TASK DIRECTIONS:
Repeat the material exactly from its first line to the line that includes "(axBlft) -- (axBrgt);". Skip pictures.

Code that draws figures
^^^^^^^^

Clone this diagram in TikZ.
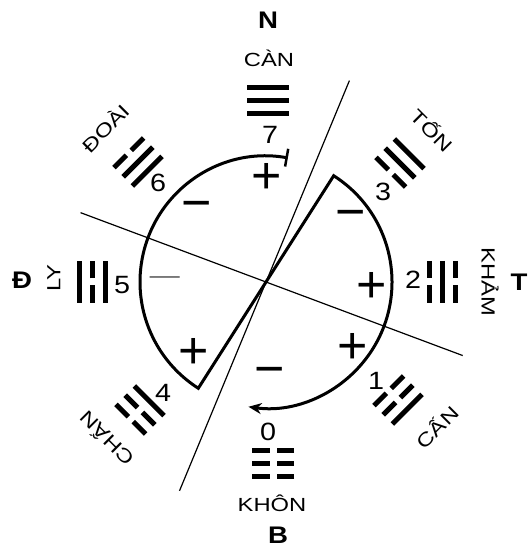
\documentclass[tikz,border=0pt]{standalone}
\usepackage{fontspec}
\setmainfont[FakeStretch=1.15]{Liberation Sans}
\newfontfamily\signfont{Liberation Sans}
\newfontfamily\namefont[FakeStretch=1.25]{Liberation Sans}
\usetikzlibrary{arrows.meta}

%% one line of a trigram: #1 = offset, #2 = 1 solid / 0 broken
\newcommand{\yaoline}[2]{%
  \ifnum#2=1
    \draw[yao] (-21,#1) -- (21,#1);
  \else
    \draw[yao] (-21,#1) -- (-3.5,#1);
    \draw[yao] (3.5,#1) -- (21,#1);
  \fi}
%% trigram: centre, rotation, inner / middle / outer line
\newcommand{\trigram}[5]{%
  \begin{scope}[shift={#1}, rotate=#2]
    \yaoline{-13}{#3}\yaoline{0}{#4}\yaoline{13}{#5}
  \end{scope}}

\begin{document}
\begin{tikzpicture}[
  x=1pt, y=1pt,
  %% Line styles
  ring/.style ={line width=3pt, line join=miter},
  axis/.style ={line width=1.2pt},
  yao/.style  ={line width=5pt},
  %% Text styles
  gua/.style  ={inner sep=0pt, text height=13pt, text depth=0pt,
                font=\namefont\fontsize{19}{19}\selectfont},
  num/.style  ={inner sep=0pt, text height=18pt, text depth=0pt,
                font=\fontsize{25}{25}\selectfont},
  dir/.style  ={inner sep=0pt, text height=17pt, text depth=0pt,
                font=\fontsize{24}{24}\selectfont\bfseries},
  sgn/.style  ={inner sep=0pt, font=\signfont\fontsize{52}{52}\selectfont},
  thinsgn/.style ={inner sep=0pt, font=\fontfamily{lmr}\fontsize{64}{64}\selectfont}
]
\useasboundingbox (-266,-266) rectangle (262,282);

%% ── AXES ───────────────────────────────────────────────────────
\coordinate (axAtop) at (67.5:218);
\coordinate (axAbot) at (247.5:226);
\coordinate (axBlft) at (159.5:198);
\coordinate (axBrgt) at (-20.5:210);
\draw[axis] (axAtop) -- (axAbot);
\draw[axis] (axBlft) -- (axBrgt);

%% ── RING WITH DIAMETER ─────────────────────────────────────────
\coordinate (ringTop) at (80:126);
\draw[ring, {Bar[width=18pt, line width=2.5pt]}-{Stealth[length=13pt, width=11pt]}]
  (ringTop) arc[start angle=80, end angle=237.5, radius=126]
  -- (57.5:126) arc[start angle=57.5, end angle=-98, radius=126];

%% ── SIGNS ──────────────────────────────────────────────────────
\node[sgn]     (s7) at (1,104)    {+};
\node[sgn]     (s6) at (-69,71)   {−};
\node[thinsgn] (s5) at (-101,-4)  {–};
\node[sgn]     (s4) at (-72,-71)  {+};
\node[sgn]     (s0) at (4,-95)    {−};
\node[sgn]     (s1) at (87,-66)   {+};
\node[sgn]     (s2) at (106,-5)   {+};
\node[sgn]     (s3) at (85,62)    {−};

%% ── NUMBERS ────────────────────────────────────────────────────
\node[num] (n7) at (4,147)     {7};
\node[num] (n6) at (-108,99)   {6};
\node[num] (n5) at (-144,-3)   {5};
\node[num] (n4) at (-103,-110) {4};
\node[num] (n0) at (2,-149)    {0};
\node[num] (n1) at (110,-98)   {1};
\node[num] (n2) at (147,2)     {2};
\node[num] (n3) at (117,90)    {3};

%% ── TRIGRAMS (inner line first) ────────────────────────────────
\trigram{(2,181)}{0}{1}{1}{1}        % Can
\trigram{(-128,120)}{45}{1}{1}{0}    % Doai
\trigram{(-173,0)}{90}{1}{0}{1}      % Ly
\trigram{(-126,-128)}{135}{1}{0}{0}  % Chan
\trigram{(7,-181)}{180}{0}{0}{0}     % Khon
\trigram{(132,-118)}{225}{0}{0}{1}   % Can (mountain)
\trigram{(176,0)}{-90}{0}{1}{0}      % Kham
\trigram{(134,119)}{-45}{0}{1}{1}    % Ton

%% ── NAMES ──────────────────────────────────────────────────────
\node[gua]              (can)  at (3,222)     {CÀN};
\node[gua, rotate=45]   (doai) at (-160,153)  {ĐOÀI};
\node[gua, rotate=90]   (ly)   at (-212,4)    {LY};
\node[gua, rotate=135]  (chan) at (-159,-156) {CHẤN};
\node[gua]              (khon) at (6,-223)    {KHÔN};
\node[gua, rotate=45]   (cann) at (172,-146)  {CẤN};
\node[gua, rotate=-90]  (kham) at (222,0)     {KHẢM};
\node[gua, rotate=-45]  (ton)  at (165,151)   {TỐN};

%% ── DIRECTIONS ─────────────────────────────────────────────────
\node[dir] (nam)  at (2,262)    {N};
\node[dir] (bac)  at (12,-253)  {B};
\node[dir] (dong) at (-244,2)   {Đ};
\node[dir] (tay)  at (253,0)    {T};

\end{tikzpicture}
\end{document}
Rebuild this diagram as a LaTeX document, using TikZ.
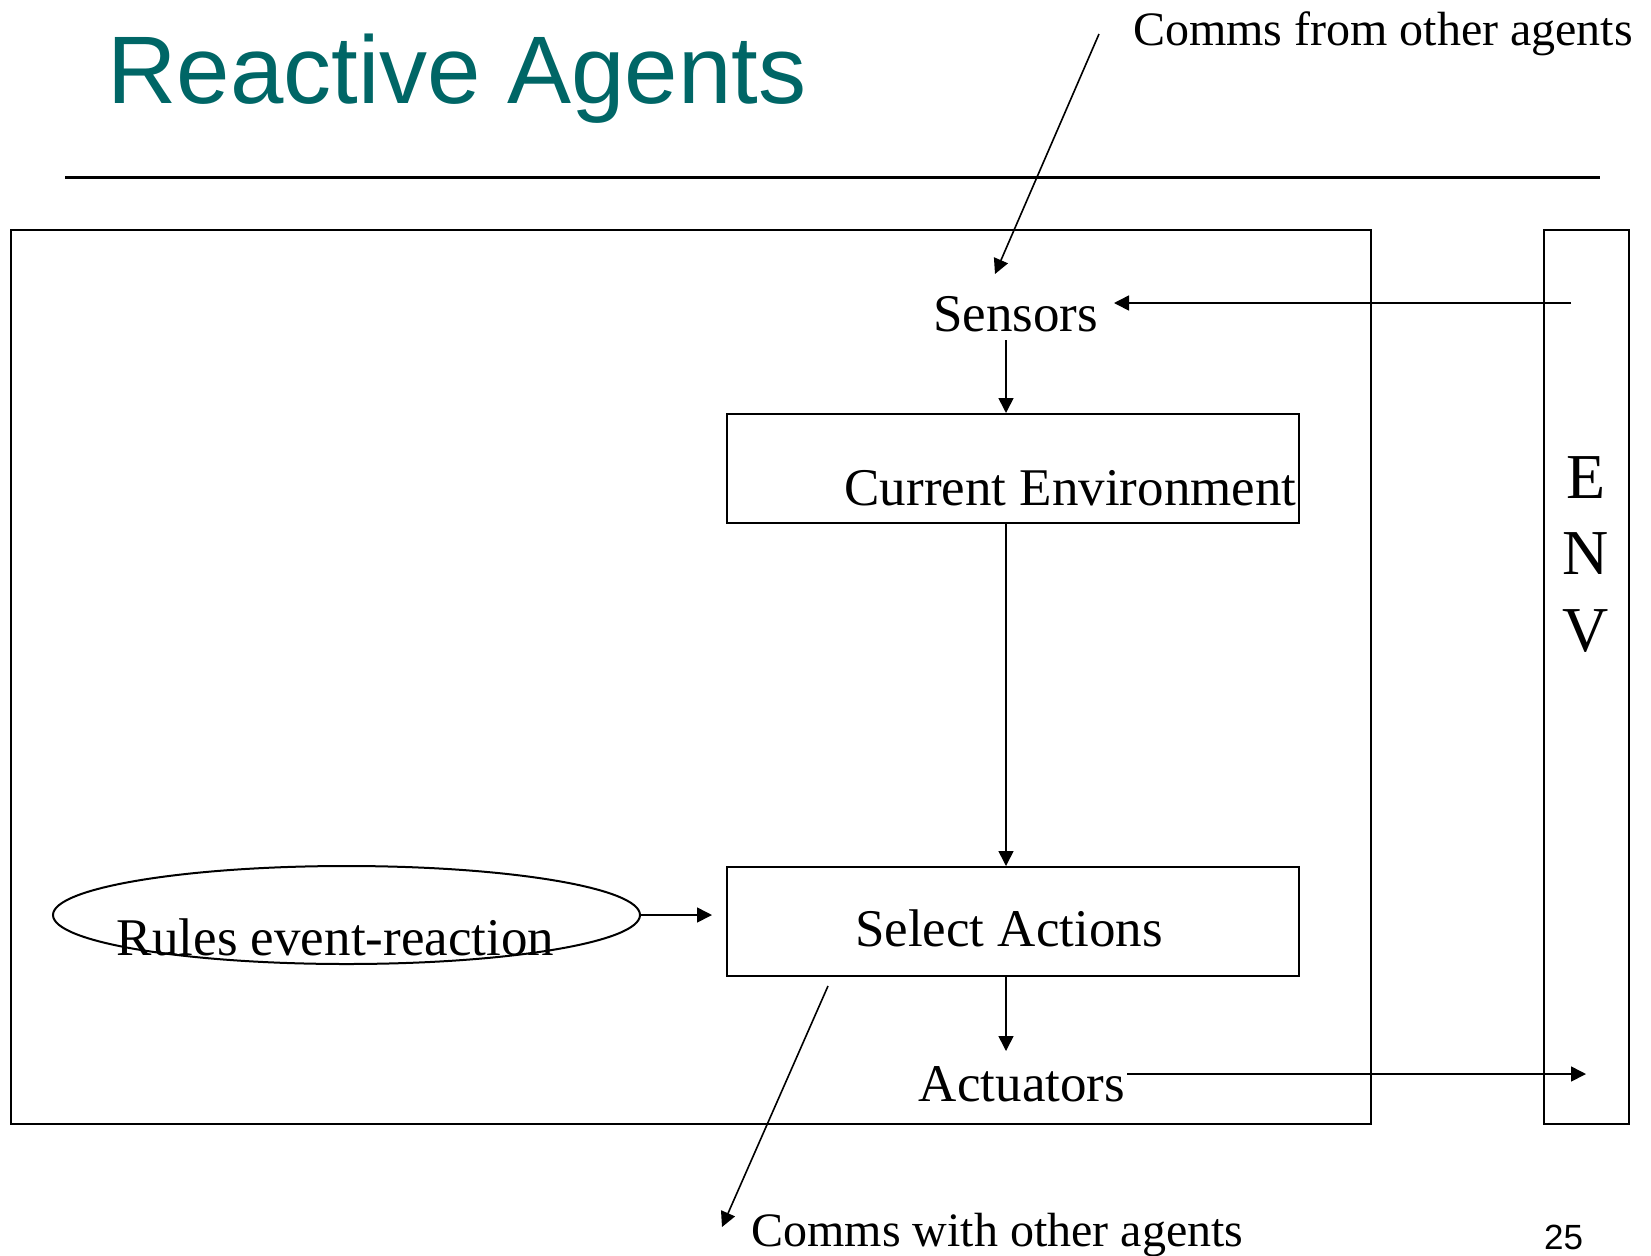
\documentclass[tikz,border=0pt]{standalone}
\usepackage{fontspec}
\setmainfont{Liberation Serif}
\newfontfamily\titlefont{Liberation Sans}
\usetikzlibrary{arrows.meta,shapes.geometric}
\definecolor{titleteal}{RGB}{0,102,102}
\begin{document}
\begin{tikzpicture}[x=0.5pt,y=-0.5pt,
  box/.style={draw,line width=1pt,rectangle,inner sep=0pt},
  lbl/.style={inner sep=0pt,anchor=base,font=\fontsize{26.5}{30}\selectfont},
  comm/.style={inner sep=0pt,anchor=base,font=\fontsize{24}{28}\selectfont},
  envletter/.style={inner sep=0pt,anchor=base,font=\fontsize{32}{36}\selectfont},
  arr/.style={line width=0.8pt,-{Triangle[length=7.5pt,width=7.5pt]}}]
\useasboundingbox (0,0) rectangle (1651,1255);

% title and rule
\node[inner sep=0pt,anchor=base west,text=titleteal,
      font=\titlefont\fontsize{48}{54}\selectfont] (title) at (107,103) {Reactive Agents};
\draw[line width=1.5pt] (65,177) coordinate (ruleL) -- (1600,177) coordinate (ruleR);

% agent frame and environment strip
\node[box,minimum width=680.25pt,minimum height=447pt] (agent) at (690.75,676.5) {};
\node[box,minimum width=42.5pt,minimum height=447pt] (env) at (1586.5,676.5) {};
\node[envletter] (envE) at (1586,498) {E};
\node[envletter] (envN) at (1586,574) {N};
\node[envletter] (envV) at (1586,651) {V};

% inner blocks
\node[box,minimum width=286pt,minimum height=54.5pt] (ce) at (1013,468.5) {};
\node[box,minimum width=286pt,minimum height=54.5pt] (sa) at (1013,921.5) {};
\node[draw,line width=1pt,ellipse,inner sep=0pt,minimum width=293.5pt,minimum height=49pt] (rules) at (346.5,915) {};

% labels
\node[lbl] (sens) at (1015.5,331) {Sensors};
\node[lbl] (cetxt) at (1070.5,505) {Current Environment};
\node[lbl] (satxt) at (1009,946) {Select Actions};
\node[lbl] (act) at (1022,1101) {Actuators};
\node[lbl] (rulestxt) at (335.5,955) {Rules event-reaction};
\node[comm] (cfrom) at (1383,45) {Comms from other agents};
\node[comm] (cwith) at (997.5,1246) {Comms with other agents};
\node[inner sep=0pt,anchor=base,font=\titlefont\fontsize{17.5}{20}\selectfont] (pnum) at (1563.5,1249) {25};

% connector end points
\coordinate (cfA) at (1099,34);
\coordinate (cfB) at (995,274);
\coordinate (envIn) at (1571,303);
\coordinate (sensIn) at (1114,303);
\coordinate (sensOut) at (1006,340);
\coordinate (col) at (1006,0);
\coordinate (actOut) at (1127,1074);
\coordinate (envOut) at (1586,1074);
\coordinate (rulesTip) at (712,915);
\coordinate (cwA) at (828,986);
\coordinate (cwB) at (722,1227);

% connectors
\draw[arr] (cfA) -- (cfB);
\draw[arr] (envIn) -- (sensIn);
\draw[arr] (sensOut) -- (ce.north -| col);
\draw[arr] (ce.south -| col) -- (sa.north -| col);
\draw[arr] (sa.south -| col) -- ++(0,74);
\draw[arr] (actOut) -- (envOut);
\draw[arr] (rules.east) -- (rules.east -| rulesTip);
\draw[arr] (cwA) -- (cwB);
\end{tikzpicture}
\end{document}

^^^^^^^^

WRITTEN ANSWER:
Clone this diagram in TikZ.
\documentclass[tikz,border=0pt]{standalone}
\usepackage{fontspec}
\setmainfont[FakeStretch=1.15]{Liberation Sans}
\newfontfamily\signfont{Liberation Sans}
\newfontfamily\namefont[FakeStretch=1.25]{Liberation Sans}
\usetikzlibrary{arrows.meta}

%% one line of a trigram: #1 = offset, #2 = 1 solid / 0 broken
\newcommand{\yaoline}[2]{%
  \ifnum#2=1
    \draw[yao] (-21,#1) -- (21,#1);
  \else
    \draw[yao] (-21,#1) -- (-3.5,#1);
    \draw[yao] (3.5,#1) -- (21,#1);
  \fi}
%% trigram: centre, rotation, inner / middle / outer line
\newcommand{\trigram}[5]{%
  \begin{scope}[shift={#1}, rotate=#2]
    \yaoline{-13}{#3}\yaoline{0}{#4}\yaoline{13}{#5}
  \end{scope}}

\begin{document}
\begin{tikzpicture}[
  x=1pt, y=1pt,
  %% Line styles
  ring/.style ={line width=3pt, line join=miter},
  axis/.style ={line width=1.2pt},
  yao/.style  ={line width=5pt},
  %% Text styles
  gua/.style  ={inner sep=0pt, text height=13pt, text depth=0pt,
                font=\namefont\fontsize{19}{19}\selectfont},
  num/.style  ={inner sep=0pt, text height=18pt, text depth=0pt,
                font=\fontsize{25}{25}\selectfont},
  dir/.style  ={inner sep=0pt, text height=17pt, text depth=0pt,
                font=\fontsize{24}{24}\selectfont\bfseries},
  sgn/.style  ={inner sep=0pt, font=\signfont\fontsize{52}{52}\selectfont},
  thinsgn/.style ={inner sep=0pt, font=\fontfamily{lmr}\fontsize{64}{64}\selectfont}
]
\useasboundingbox (-266,-266) rectangle (262,282);

%% ── AXES ───────────────────────────────────────────────────────
\coordinate (axAtop) at (67.5:218);
\coordinate (axAbot) at (247.5:226);
\coordinate (axBlft) at (159.5:198);
\coordinate (axBrgt) at (-20.5:210);
\draw[axis] (axAtop) -- (axAbot);
\draw[axis] (axBlft) -- (axBrgt);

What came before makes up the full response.